The Difference between Chahar Bagh and river front garden


Chahar bagh gardens

Chahar bagh gardens can be scaled to fit any space, from a small courtyard to vast palace complexes, and can be found from Moorish Spain and North Africa in the west to the Middle East, Iran, and Iraq in the east.

The most famous examples of this style are the Chahrbagh-e Abbasi (or Charbagh Avenue) in Isfahan, Iran, built by Shah Abbas the Great in 1596, and the garden of the Taj Mahal in India. Each of the four sections of the Taj Mahal's Charbagh contains sixteen flower beds.

In India, the Char Bagh concept in imperial mausoleums can be seen on a monumental scale in Humayun's Tomb in Delhi.

Humayan's father was the Central Asian conqueror Babur, who established the Mughal dynasty in the Indian Subcontinent and became the first Mughal emperor. The Mughals brought the tradition of paradise gardens to India, which can be found at Babur's tomb, Bagh-e Babur, in Kabul.

River Front Garden

During Shah Jahan's early reign in Agra, nobility built their homes near the Yamuna River, and the chahar baghs built here were also known as river front chahar baghs because the homes were built on the edge of the garden, near the river, rather than in the centre of the garden.

Traces of pleasure gardens designed by the Mughals in the sixteenth and seventeenth centuries can be found along the banks of the Yamuna River in Agra. A recently signed international bilateral partnership between the World Monuments Fund and the Archaeological Survey of India is working tirelessly to restore the glory of two of these gardens: Mehtab Bagh and I'timad-ud-Daulah. The two riverfront gardens are diametrically opposed in terms of spatial layout and design, as well as the approach that would be required to restore them. One has a jewel-like mausoleum in its char bagh (quadrilateral garden), and the other is said to have a moonlit night reflection of the pristine Taj Mahal in its octagonal pool, hence its name, Mehtab Bagh, the "Moonlight Garden."

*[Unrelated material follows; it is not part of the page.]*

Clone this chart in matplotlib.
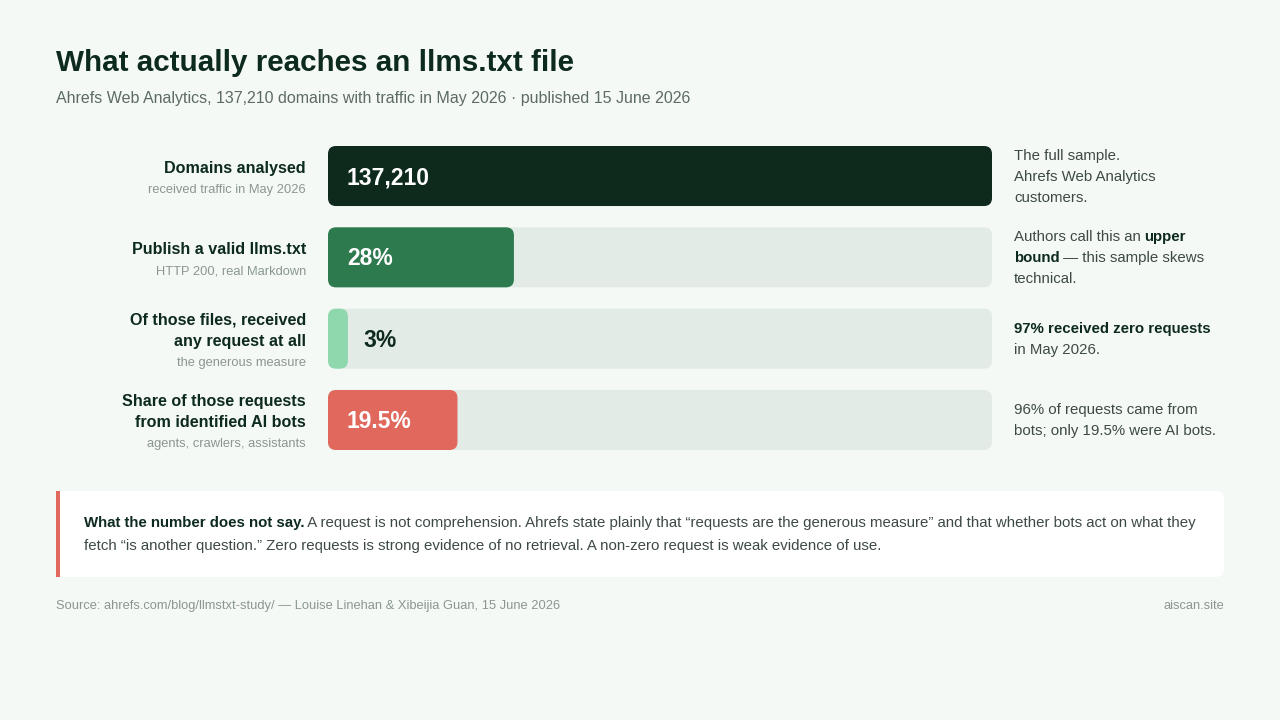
import matplotlib
matplotlib.use("Agg")
import matplotlib.pyplot as plt
from matplotlib.patches import FancyBboxPatch, Rectangle

plt.rcParams['font.family'] = ['Liberation Sans', 'DejaVu Sans']

# data
row_titles = [["Domains analysed"], ["Publish a valid llms.txt"],
              ["Of those files, received", "any request at all"],
              ["Share of those requests", "from identified AI bots"]]
row_subs = ["received traffic in May 2026", "HTTP 200, real Markdown",
            "the generous measure", "agents, crawlers, assistants"]
values = [100, 28, 3, 19.5]
value_labels = ["137,210", "28%", "3%", "19.5%"]
bar_colors = ["#0d2a1c", "#2e7a4f", "#8fd8ae", "#e0685c"]
label_colors = ["white", "white", "#0d2a1c", "white"]
# right-hand notes: list of lines, each line a list of (text, bold)
notes = [
    [[("The full sample.", False)], [("Ahrefs Web Analytics", False)], [("customers.", False)]],
    [[("Authors call this an ", False), ("upper", True)],
     [("bound", True), (" — this sample skews", False)], [("technical.", False)]],
    [[("97% received zero requests", True)], [("in May 2026.", False)]],
    [[("96% of requests came from", False)], [("bots; only 19.5% were AI bots.", False)]],
]
callout = [
    [("What the number does not say.", True),
     (" A request is not comprehension. Ahrefs state plainly that “requests are the generous measure” and that whether bots act on what they", False)],
    [("fetch “is another question.” Zero requests is strong evidence of no retrieval. A non-zero request is weak evidence of use.", False)],
]

BG = "#f5f9f6"
DARK = "#0d2a1e"
GREY = "#5c6b63"
LIGHT = "#8a978f"
BODY = "#3d4a43"
TRACK = "#e3ebe6"

W, H = 1280, 720
fig = plt.figure(figsize=(12.8, 7.2), dpi=100, facecolor=BG)

# overlay axes in pixel coordinates for text and panels
ov = fig.add_axes([0, 0, 1, 1])
ov.set_xlim(0, W)
ov.set_ylim(H, 0)
ov.axis("off")
ov.set_zorder(0)

ov.text(56, 63, "What actually reaches an llms.txt file", fontsize=21.3, fontweight="bold",
        color=DARK, va="center", ha="left")
ov.text(56, 98.5, "Ahrefs Web Analytics, 137,210 domains with traffic in May 2026 · published 15 June 2026",
        fontsize=11.5, color=GREY, va="center", ha="left")

# bar axes
bx0, bx1, by0, by1 = 328, 992, 146, 450
ax = fig.add_axes([bx0 / W, 1 - by1 / H, (bx1 - bx0) / W, (by1 - by0) / H])
ax.set_zorder(1)
ax.patch.set_alpha(0)
half = 0.369
ax.set_xlim(0, 100)
ax.set_ylim(len(values) - 1 + half, -half)
ax.axis("off")
px_x = 100 / (bx1 - bx0)
px_y = (len(values) - 1 + 2 * half) / (by1 - by0)
r = 8 * px_x
aspect = px_y / px_x

renderer = fig.canvas.get_renderer()


def runs(axis, x, y, parts, size, color, bold_color):
    for txt, bold in parts:
        t = axis.text(x, y, txt, fontsize=size, fontweight="bold" if bold else "normal",
                      color=bold_color if bold else color, va="center", ha="left")
        bb = t.get_window_extent(renderer=renderer)
        x += bb.width * W / fig.bbox.width - 1


for i, v in enumerate(values):
    ax.add_patch(FancyBboxPatch((0, i - half), 100, 2 * half,
                                boxstyle=f"round,pad=0,rounding_size={r}",
                                mutation_aspect=aspect, fc=TRACK, ec="none"))
    ax.add_patch(FancyBboxPatch((0, i - half), v, 2 * half,
                                boxstyle=f"round,pad=0,rounding_size={r}",
                                mutation_aspect=aspect, fc=bar_colors[i], ec="none"))
    lx = 19 * px_x if v * (bx1 - bx0) / 100 > 60 else v + 16 * px_x
    ax.text(lx, i + 1.5 * px_y, value_labels[i], fontsize=16.5, fontweight="bold",
            color=label_colors[i], va="center", ha="left")

    yc = by0 + (i + half) / px_y + 1
    lines = row_titles[i] + [row_subs[i]]
    n = len(lines)
    for k, txt in enumerate(lines):
        y = yc + 2 + (k - (n - 1) / 2) * 21.5
        if k < n - 1:
            ov.text(306, y, txt, fontsize=11.6, fontweight="bold", color=DARK,
                    ha="right", va="center")
        else:
            ov.text(306, y, txt, fontsize=9.3, color=LIGHT, ha="right", va="center")

    nl = notes[i]
    y0 = yc - (len(nl) - 1) * 21 / 2
    for k, line in enumerate(nl):
        runs(ov, 1014, y0 + k * 21, line, 10.8, BODY, DARK)

# callout panel
ov.add_patch(FancyBboxPatch((56, 491), 1168, 86, boxstyle="round,pad=0,rounding_size=8",
                            fc="white", ec="none"))
ov.add_patch(Rectangle((56, 491), 4, 86, fc="#e0685c", ec="none"))
for k, line in enumerate(callout):
    runs(ov, 84, 523 + k * 23, line, 10.8, BODY, DARK)

ov.text(56, 606, "Source: ahrefs.com/blog/llmstxt-study/ — Louise Linehan & Xibeijia Guan, 15 June 2026",
        fontsize=9.3, color=LIGHT, va="center", ha="left")
ov.text(1224, 606, "aiscan.site", fontsize=9.3, color=LIGHT, va="center", ha="right")

fig.savefig("out.png", dpi=100, facecolor=BG)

The Difference between both terms

Babur is credited with creating char bagh designs, which included four gardens (char bagh) divided into symmetrical quarters. Artificial water channels were to divide each quarter. Shahjahan is credited with creating riverfront designs that involved nobility controlling access to the river.

Charbagh

1. Char bagh is basically designed in 4  symmetrical squares.
2. Those 4 squares are connected with one center point.

River front

1. Riverfront gardens are usually created in front of a monument.
2. river front garden does not connect any point.